[start Source material]

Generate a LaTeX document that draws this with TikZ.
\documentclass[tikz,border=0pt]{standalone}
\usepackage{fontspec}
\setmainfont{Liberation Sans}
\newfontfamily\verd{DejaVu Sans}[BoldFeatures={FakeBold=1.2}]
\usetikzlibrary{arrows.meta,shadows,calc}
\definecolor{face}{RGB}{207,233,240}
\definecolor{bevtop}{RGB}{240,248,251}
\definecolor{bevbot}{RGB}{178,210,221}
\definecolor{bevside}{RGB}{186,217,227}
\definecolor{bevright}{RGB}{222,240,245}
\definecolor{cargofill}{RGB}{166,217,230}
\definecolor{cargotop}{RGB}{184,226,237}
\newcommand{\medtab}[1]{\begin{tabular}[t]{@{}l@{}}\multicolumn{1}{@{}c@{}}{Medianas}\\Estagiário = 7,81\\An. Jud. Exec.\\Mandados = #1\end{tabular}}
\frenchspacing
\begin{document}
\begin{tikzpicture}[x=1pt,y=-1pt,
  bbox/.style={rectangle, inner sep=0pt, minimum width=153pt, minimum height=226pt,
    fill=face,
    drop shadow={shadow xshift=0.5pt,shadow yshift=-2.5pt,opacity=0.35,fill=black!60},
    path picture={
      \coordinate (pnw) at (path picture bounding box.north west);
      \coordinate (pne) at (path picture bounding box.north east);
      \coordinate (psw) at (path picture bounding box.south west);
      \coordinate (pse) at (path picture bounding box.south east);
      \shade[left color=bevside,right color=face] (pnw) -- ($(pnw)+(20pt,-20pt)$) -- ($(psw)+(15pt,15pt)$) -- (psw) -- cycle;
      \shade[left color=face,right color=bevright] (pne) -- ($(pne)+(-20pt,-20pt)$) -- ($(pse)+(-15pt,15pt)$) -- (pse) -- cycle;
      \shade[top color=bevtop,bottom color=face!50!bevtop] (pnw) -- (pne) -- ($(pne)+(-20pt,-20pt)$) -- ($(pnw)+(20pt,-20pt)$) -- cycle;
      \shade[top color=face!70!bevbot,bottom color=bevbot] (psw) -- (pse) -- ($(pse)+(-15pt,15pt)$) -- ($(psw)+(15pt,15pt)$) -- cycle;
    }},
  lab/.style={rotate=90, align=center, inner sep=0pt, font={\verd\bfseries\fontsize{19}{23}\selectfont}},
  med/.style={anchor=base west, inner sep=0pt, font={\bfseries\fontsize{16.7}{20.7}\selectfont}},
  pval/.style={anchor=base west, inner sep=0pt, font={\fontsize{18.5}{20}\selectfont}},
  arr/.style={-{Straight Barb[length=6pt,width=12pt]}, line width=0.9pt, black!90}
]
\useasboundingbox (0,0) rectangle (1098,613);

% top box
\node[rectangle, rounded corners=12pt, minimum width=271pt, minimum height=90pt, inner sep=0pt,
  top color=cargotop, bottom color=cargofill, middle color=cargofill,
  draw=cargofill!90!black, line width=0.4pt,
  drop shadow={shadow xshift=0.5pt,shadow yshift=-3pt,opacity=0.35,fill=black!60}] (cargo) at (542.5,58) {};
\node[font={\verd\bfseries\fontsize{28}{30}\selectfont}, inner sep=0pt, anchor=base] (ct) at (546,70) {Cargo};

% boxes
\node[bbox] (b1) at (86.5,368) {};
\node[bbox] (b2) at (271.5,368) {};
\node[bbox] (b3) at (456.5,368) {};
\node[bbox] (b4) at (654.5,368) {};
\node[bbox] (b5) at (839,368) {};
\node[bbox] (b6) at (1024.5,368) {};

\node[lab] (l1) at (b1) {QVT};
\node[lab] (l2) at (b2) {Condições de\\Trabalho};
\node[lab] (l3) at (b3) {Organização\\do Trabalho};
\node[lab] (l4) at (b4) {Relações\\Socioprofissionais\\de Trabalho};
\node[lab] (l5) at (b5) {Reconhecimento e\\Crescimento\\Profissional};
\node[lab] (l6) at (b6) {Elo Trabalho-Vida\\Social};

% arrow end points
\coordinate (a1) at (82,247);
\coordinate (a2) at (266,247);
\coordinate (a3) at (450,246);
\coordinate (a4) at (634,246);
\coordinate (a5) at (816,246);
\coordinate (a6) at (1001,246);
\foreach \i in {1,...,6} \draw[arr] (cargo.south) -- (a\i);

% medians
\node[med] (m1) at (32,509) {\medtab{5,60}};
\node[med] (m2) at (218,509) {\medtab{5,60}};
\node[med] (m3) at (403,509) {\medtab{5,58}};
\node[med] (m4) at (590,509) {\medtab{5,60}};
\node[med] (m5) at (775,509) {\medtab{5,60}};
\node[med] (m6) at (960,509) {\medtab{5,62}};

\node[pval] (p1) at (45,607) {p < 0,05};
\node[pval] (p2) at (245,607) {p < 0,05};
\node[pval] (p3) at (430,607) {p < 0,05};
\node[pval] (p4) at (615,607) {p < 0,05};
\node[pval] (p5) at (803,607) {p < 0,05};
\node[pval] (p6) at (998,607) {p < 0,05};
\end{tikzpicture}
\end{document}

[end Source material]

Your task is to quote the listing above word for word.

Generate a LaTeX document that draws this with TikZ.
\documentclass[tikz,border=0pt]{standalone}
\usepackage{fontspec}
\setmainfont{Liberation Sans}
\newfontfamily\verd{DejaVu Sans}[BoldFeatures={FakeBold=1.2}]
\usetikzlibrary{arrows.meta,shadows,calc}
\definecolor{face}{RGB}{207,233,240}
\definecolor{bevtop}{RGB}{240,248,251}
\definecolor{bevbot}{RGB}{178,210,221}
\definecolor{bevside}{RGB}{186,217,227}
\definecolor{bevright}{RGB}{222,240,245}
\definecolor{cargofill}{RGB}{166,217,230}
\definecolor{cargotop}{RGB}{184,226,237}
\newcommand{\medtab}[1]{\begin{tabular}[t]{@{}l@{}}\multicolumn{1}{@{}c@{}}{Medianas}\\Estagiário = 7,81\\An. Jud. Exec.\\Mandados = #1\end{tabular}}
\frenchspacing
\begin{document}
\begin{tikzpicture}[x=1pt,y=-1pt,
  bbox/.style={rectangle, inner sep=0pt, minimum width=153pt, minimum height=226pt,
    fill=face,
    drop shadow={shadow xshift=0.5pt,shadow yshift=-2.5pt,opacity=0.35,fill=black!60},
    path picture={
      \coordinate (pnw) at (path picture bounding box.north west);
      \coordinate (pne) at (path picture bounding box.north east);
      \coordinate (psw) at (path picture bounding box.south west);
      \coordinate (pse) at (path picture bounding box.south east);
      \shade[left color=bevside,right color=face] (pnw) -- ($(pnw)+(20pt,-20pt)$) -- ($(psw)+(15pt,15pt)$) -- (psw) -- cycle;
      \shade[left color=face,right color=bevright] (pne) -- ($(pne)+(-20pt,-20pt)$) -- ($(pse)+(-15pt,15pt)$) -- (pse) -- cycle;
      \shade[top color=bevtop,bottom color=face!50!bevtop] (pnw) -- (pne) -- ($(pne)+(-20pt,-20pt)$) -- ($(pnw)+(20pt,-20pt)$) -- cycle;
      \shade[top color=face!70!bevbot,bottom color=bevbot] (psw) -- (pse) -- ($(pse)+(-15pt,15pt)$) -- ($(psw)+(15pt,15pt)$) -- cycle;
    }},
  lab/.style={rotate=90, align=center, inner sep=0pt, font={\verd\bfseries\fontsize{19}{23}\selectfont}},
  med/.style={anchor=base west, inner sep=0pt, font={\bfseries\fontsize{16.7}{20.7}\selectfont}},
  pval/.style={anchor=base west, inner sep=0pt, font={\fontsize{18.5}{20}\selectfont}},
  arr/.style={-{Straight Barb[length=6pt,width=12pt]}, line width=0.9pt, black!90}
]
\useasboundingbox (0,0) rectangle (1098,613);

% top box
\node[rectangle, rounded corners=12pt, minimum width=271pt, minimum height=90pt, inner sep=0pt,
  top color=cargotop, bottom color=cargofill, middle color=cargofill,
  draw=cargofill!90!black, line width=0.4pt,
  drop shadow={shadow xshift=0.5pt,shadow yshift=-3pt,opacity=0.35,fill=black!60}] (cargo) at (542.5,58) {};
\node[font={\verd\bfseries\fontsize{28}{30}\selectfont}, inner sep=0pt, anchor=base] (ct) at (546,70) {Cargo};

% boxes
\node[bbox] (b1) at (86.5,368) {};
\node[bbox] (b2) at (271.5,368) {};
\node[bbox] (b3) at (456.5,368) {};
\node[bbox] (b4) at (654.5,368) {};
\node[bbox] (b5) at (839,368) {};
\node[bbox] (b6) at (1024.5,368) {};

\node[lab] (l1) at (b1) {QVT};
\node[lab] (l2) at (b2) {Condições de\\Trabalho};
\node[lab] (l3) at (b3) {Organização\\do Trabalho};
\node[lab] (l4) at (b4) {Relações\\Socioprofissionais\\de Trabalho};
\node[lab] (l5) at (b5) {Reconhecimento e\\Crescimento\\Profissional};
\node[lab] (l6) at (b6) {Elo Trabalho-Vida\\Social};

% arrow end points
\coordinate (a1) at (82,247);
\coordinate (a2) at (266,247);
\coordinate (a3) at (450,246);
\coordinate (a4) at (634,246);
\coordinate (a5) at (816,246);
\coordinate (a6) at (1001,246);
\foreach \i in {1,...,6} \draw[arr] (cargo.south) -- (a\i);

% medians
\node[med] (m1) at (32,509) {\medtab{5,60}};
\node[med] (m2) at (218,509) {\medtab{5,60}};
\node[med] (m3) at (403,509) {\medtab{5,58}};
\node[med] (m4) at (590,509) {\medtab{5,60}};
\node[med] (m5) at (775,509) {\medtab{5,60}};
\node[med] (m6) at (960,509) {\medtab{5,62}};

\node[pval] (p1) at (45,607) {p < 0,05};
\node[pval] (p2) at (245,607) {p < 0,05};
\node[pval] (p3) at (430,607) {p < 0,05};
\node[pval] (p4) at (615,607) {p < 0,05};
\node[pval] (p5) at (803,607) {p < 0,05};
\node[pval] (p6) at (998,607) {p < 0,05};
\end{tikzpicture}
\end{document}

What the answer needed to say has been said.